SET EXERCISE: Print the listing from its top line through the line containing "ReferenceArea, Legend, Label", nothing more, and leave out the pictures.

DATA SECTION:

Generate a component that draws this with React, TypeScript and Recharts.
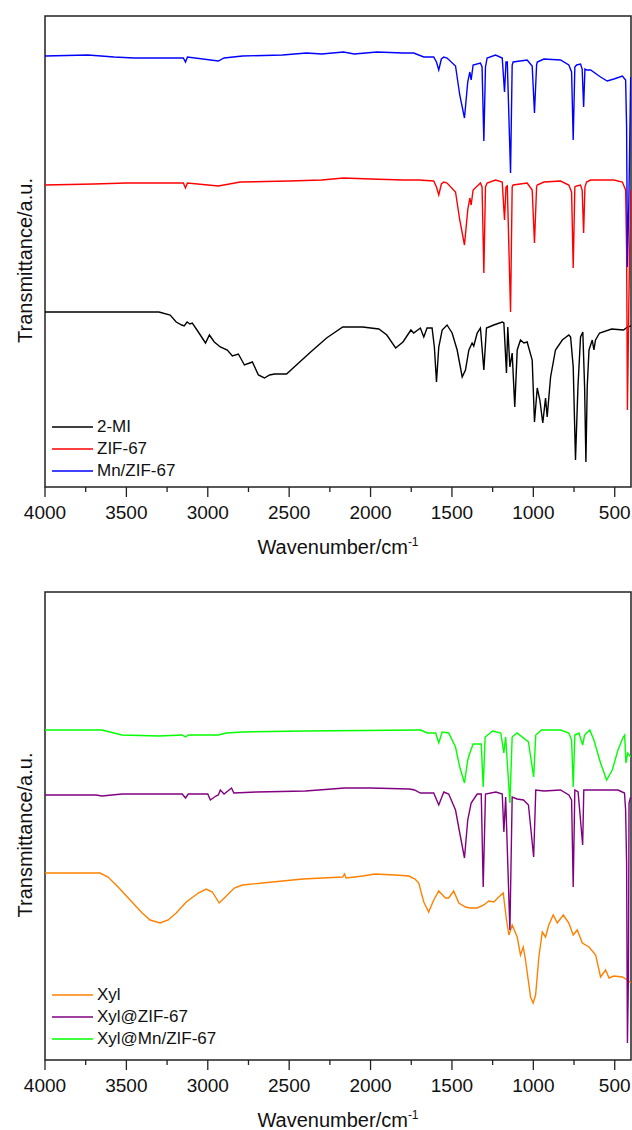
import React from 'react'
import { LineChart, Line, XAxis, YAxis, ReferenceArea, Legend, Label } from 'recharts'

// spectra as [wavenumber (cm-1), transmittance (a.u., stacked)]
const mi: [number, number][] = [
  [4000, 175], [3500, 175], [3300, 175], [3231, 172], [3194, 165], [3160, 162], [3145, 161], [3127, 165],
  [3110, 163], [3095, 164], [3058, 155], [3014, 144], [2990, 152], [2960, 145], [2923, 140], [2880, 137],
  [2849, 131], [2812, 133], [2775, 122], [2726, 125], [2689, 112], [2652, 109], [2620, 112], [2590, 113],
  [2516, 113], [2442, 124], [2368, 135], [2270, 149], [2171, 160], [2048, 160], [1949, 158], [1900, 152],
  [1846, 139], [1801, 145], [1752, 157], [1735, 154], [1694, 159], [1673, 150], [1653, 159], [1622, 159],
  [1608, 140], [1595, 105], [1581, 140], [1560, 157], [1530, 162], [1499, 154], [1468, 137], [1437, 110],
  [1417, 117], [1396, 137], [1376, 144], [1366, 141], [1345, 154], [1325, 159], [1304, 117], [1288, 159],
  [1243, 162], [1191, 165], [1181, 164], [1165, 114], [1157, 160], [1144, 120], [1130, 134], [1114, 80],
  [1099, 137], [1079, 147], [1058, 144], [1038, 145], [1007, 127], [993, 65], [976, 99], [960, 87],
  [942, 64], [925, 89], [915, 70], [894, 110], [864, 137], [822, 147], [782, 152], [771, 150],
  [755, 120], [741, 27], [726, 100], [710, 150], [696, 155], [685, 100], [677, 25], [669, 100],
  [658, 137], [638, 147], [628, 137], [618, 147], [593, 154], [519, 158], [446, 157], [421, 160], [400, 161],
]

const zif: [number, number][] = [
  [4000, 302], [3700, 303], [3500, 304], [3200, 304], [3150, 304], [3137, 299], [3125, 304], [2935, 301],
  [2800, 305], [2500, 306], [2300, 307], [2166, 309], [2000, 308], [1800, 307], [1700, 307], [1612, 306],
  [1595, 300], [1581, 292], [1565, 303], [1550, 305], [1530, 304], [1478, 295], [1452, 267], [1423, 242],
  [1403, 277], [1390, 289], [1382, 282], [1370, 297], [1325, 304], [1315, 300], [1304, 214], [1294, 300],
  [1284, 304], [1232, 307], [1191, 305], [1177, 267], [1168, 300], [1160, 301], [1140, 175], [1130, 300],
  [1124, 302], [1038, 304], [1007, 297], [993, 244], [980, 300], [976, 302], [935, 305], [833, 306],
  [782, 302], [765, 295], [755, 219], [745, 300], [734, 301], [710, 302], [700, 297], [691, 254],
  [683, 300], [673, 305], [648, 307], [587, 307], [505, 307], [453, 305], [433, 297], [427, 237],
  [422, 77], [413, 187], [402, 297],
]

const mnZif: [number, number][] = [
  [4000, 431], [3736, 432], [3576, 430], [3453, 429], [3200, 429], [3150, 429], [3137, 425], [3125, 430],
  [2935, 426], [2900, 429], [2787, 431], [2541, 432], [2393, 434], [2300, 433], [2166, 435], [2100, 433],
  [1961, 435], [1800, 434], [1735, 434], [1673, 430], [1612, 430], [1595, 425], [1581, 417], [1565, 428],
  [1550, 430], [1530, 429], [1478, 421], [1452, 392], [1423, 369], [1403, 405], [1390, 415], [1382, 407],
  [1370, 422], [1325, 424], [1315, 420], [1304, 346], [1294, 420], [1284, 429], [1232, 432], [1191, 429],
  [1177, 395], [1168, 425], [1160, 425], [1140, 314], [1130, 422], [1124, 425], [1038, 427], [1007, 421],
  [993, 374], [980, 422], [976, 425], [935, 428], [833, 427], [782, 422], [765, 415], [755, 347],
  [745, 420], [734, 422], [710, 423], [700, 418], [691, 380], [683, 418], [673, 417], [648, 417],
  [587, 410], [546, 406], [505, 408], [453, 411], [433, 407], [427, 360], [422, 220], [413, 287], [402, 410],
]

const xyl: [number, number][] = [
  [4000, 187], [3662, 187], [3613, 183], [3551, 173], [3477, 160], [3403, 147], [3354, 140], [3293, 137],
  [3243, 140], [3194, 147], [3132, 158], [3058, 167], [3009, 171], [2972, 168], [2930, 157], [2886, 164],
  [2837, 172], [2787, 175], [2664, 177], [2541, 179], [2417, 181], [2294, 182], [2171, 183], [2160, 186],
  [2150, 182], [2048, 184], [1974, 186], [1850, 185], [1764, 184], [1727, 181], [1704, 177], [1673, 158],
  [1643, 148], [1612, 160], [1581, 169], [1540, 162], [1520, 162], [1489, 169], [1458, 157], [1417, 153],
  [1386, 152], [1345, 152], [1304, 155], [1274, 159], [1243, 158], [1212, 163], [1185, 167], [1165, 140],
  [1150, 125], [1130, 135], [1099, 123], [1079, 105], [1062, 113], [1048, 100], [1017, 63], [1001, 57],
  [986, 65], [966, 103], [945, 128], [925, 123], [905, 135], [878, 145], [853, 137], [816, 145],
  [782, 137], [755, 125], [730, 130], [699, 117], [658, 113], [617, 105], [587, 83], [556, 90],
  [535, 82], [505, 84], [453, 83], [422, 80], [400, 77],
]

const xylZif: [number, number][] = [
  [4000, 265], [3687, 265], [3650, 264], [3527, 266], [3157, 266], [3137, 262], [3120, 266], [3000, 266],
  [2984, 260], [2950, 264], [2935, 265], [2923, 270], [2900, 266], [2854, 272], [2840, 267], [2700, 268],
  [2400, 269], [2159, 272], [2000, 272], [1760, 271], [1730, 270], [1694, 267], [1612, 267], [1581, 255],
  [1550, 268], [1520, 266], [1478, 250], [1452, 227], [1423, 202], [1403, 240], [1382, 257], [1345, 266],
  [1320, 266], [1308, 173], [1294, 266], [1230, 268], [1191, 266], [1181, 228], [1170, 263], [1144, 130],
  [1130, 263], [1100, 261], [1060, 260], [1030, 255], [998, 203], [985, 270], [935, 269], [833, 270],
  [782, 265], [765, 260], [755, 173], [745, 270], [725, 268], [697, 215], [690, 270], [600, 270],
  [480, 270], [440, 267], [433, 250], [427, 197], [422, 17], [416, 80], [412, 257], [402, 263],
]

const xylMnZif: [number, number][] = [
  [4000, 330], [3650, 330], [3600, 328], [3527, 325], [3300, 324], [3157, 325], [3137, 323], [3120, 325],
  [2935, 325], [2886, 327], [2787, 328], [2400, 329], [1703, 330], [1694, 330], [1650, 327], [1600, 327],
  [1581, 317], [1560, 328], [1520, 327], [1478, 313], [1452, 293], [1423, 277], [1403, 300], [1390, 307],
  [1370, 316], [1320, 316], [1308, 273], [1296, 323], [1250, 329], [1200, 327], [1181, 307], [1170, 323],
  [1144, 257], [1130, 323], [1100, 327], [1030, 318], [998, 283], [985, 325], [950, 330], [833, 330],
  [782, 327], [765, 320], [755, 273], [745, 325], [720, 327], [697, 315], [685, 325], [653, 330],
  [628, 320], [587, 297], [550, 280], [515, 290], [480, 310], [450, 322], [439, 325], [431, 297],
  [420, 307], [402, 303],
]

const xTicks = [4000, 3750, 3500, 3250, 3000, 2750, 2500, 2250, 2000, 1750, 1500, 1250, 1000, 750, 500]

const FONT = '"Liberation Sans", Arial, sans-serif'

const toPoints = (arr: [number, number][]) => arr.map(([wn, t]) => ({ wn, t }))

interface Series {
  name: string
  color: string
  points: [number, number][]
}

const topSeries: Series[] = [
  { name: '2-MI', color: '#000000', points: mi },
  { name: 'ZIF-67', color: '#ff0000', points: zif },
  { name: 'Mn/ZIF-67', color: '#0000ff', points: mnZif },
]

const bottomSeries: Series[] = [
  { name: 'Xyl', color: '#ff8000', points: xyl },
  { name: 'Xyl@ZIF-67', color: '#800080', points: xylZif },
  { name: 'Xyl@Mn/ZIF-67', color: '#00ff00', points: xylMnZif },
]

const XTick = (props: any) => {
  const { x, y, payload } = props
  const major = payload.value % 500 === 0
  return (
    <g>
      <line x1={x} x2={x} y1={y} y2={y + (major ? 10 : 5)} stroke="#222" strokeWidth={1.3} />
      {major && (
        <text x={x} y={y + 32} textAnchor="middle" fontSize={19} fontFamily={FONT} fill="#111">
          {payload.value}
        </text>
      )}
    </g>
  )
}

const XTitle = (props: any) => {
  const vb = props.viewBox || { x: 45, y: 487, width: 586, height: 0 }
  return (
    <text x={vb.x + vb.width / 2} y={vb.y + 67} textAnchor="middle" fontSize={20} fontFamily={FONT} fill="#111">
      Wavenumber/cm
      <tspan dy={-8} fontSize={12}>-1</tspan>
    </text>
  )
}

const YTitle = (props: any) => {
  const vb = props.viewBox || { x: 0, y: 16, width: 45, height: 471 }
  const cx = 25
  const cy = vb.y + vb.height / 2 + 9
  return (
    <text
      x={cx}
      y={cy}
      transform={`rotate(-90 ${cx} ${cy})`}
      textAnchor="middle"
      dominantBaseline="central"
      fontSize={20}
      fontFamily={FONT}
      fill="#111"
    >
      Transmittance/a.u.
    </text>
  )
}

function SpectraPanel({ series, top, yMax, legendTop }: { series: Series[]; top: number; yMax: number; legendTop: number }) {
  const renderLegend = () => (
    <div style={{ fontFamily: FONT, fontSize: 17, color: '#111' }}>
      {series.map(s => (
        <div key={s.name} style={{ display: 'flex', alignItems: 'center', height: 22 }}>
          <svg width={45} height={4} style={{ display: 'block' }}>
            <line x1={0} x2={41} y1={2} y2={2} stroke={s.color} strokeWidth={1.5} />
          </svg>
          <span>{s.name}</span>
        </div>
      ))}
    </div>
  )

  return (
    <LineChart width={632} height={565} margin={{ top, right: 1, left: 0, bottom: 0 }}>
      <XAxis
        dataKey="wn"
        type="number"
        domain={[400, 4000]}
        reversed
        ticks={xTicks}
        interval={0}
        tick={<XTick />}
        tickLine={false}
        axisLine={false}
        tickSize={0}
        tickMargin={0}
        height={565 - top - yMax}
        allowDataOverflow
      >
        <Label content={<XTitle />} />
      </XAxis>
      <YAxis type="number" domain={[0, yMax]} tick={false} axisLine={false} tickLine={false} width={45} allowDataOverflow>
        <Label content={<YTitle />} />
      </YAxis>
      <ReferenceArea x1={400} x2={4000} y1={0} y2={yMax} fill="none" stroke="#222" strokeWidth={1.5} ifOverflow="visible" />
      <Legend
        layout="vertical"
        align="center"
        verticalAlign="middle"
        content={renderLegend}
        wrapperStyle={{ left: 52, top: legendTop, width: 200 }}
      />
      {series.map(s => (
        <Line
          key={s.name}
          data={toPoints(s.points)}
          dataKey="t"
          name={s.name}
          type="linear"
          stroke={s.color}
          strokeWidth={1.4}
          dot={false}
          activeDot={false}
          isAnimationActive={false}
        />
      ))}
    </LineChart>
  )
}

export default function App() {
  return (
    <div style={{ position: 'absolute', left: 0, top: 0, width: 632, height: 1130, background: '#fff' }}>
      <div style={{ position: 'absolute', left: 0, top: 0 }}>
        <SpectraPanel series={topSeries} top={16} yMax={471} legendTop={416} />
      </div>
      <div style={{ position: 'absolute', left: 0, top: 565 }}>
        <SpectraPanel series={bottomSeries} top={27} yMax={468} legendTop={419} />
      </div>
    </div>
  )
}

FINAL ANSWER:
Generate a component that draws this with React, TypeScript and Recharts.
import React from 'react'
import { LineChart, Line, XAxis, YAxis, ReferenceArea, Legend, Label } from 'recharts'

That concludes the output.